Dans ce contexte, l’évaluation du risque de remboursement par l’IMF n’est pas conforme au risque réel découlant de ces pratiques « invisibles ».

Nos observations de terrain illustrent ce risque puisque certains clients ayant emprunté une partie des prêts destinés aux autres membres du groupe se trouvent en situation de défaut de remboursement. Ainsi en était-il d’un homme qui avait utilisé l’intégralité de l’argent prêté par l’IMF à deux autres membres de son groupe de solidarité, il devait donc rembourser un capital de US$ 900 plus intérêts alors que l’information détenue par l’IMF était que cette personne avait emprunté US$ 300 et devait donc rembourser ce même montant auquel s’ajoutaient les intérêts sur la période. Par ailleurs, ce cas illustre clairement comment le prêt interne peut dissimuler une défection temporaire non perceptible pour l’IMF.

Les informations issues d’un entretien avec la personne ayant mis à disposition son prêt à un autre membre du groupe vont dans ce sens.
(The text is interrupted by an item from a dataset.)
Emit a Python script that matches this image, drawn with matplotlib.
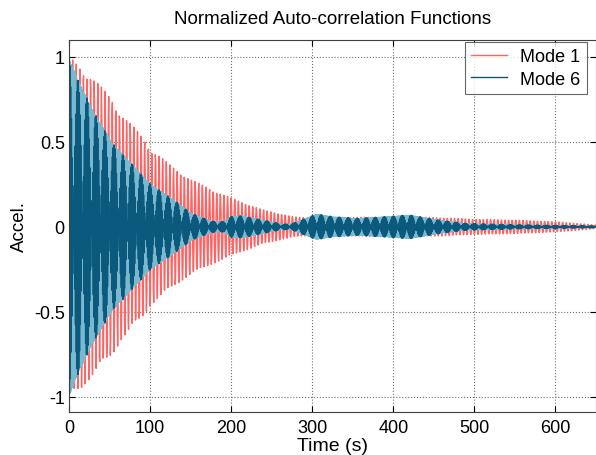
# Normalized auto-correlation functions, modes 1 and 6
import matplotlib.pyplot as plt
import numpy as np

plt.rcParams['font.family'] = ['Liberation Sans', 'DejaVu Sans']
plt.rcParams['axes.unicode_minus'] = False

# Envelopes (time in s, amplitude)
t_env1 = [0, 15, 29, 54, 64, 91, 101, 126, 150, 176, 200, 239, 276, 300,
          350, 400, 450, 500, 550, 600, 640, 650]
amp_env1 = [1.0, 0.95, 0.88, 0.75, 0.67, 0.53, 0.46, 0.36, 0.28, 0.22, 0.17,
            0.10, 0.06, 0.05, 0.055, 0.06, 0.055, 0.045, 0.04, 0.03, 0.015, 0.01]

t_env6 = [0, 10, 29, 54, 64, 101, 126, 151, 176, 190, 201, 214, 239, 264,
          276, 305, 326, 355, 390, 420, 456, 490, 550, 650]
amp_env6 = [1.0, 0.88, 0.69, 0.49, 0.44, 0.25, 0.17, 0.08, 0.033, 0.03,
            0.063, 0.065, 0.04, 0.015, 0.02, 0.075, 0.06, 0.05, 0.06, 0.07,
            0.04, 0.02, 0.012, 0.005]

# Dominant frequencies (Hz) and record sampling
f_mode1 = 0.225
f_mode6 = 1.045
dt = 0.5        # recorded sampling step
dt_fine = 0.05  # fine step, used for the light trace of mode 6
t_end = 650

t = np.arange(0, t_end + dt, dt)
mode1 = np.interp(t, t_env1, amp_env1) * np.cos(2 * np.pi * f_mode1 * t)
mode6 = np.interp(t, t_env6, amp_env6) * np.cos(2 * np.pi * f_mode6 * t)

tf = np.arange(0, t_end + dt_fine, dt_fine)
mode6_fine = np.interp(tf, t_env6, amp_env6) * np.cos(2 * np.pi * f_mode6 * tf)

fig = plt.figure(figsize=(5.96, 4.56), dpi=100)
ax = fig.add_axes([69 / 596, 43 / 456, 527 / 596, 372 / 456])

ax.plot(t, mode1, color='#ff6464', lw=1.0, label='Mode 1')
ax.plot(tf, mode6_fine, color='#7ab8cf', lw=0.5)
ax.plot(t, mode6, color='#0b5a7e', lw=1.0, label='Mode 6')

ax.set_xlim(0, 650)
ax.set_ylim(-1.09, 1.1)
ax.set_xticks([0, 100, 200, 300, 400, 500, 600])
ax.set_yticks([-1, -0.5, 0, 0.5, 1])
ax.set_yticklabels(['-1', '-0.5', '0', '0.5', '1'])
ax.tick_params(direction='in', top=True, right=True, labelsize=13, length=4)
ax.tick_params(axis='y', pad=3)
ax.tick_params(axis='x', pad=5)
ax.grid(True, color='#707070', linestyle=':', linewidth=0.8)
for s in ax.spines.values():
    s.set_color('#404040')
    s.set_linewidth(0.8)

ax.set_title('Normalized Auto-correlation Functions', fontsize=13.5, pad=12)
ax.set_xlabel('Time (s)', fontsize=14, labelpad=1)
ax.set_ylabel('Accel.', fontsize=13.5, labelpad=4)

leg = ax.legend(loc='upper left', bbox_to_anchor=(465 / 596, 1 - 43 / 456),
                bbox_transform=fig.transFigure, fontsize=13, frameon=True,
                fancybox=False, borderpad=0.35, handlelength=2.0,
                labelspacing=0.3, handletextpad=0.7, borderaxespad=0)
leg.get_frame().set_edgecolor('#404040')
leg.get_frame().set_linewidth(0.8)

fig.savefig('out.png')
Cette femme âgée de 27 ans nous a en effet dit qu’elle et son mari n’avaient pas « occupé » l’argent emprunté au dernier cycle de crédit : « nous l’avons laissé durant une année, une autre personne a occupé l’argent, deux fois 3000 pesos [US$ 300, nous soulignons], pour que l’argent ne se perde pas » (Femme cliente depuis 2001, San Baltazar Loxicha). Les époux se sont absentés du village durant quelques mois, ils ont émigré à Mexico car ils étaient endettés auprès d’un prêteur particulier.

Aussi, pour pouvoir solliciter à nouveau le crédit de l’IMF à leur retour ils ont décidé de continuer à emprunter mais de ne pas utiliser l’argent ce qui a profité à un autre membre de leur groupe de solidarité.

Par ailleurs, il peut parfois s’agir d’un prêt interne « temporaire » qui vise pour l’un des membres du groupe de solidarité à mettre à disposition tout ou partie de son prêt à un autre membre pour une durée limitée, inférieure au terme imposé par l’IMF. L’objectif sous-jacent étant pour l’un de disposer pour un temps d’une liquidité supérieure à celle procurée par l’IMF et pour l’autre de payer moins d’intérêts en utilisant la somme sur une durée plus limitée que celle accordée par l’IMF.

Notes
261.

Nous avons en effet souligné que le remboursement du prêt était fréquemment assuré grâce à l’appui de l’entourage de l’emprunteur par recours au réseau social ou au secteur financier informel [Sinha et Matin, 1998 ; Morvant, 2003]. Or, dans la mesure où l’IMF évalue le montant prêté à partir des performances de remboursement du prêt antérieur par l’emprunteur ainsi qu’en s’appuyant sur les règles de « progressive lending », ces éléments concourent à générer une offre relativement homogène.

262.

Obtenir de l’information sur ce genre de pratiques n’est pas évident, nous pensons que ce chiffre sous-estime la réalité du phénomène.